All is movingly described and, so far as one can discern, very accurately too. I have scarcely touched on the horrors, but Janina does not shrink from them. Neither, though, does she sensationalize. The shocking fact that human beings can adjust to almost unimaginable degradation and suffering she leaves to speak for itself.
3 of 3 people found the following review helpful.
It's So Well Written That You Are There
By SnowChick144
My husband's parents were in Warsaw (non-Jews) during the same time. They were "rounded up" and Father was sent to Buchenwald (concentration and labor camp) and Mother was sent to a German work farm. They both survived. Very sad to hear the horror from a Jewish survivor. Not the same circumstances, but a very revealing and riveting "real life and death" family experience as related by the young daughter. The picture of this time-frame in Poland became more clear for me.

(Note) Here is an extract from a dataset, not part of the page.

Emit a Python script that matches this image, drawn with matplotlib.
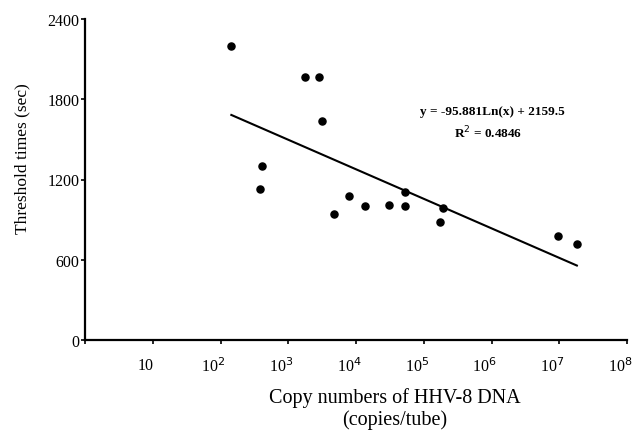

This is a must read. It should not be forgotten how one specific group of people (God's chosen people) were singled out by a mad man for extermination and how it was almost achieved.
1 of 1 people found the following review helpful.
A Square of Sky
By mayflower
Enjoyed the book very much - will share that is for sure! Hard to believe a young girl of just 9 was able to survive so much pain, separation, hunger etc.....most of the time alone.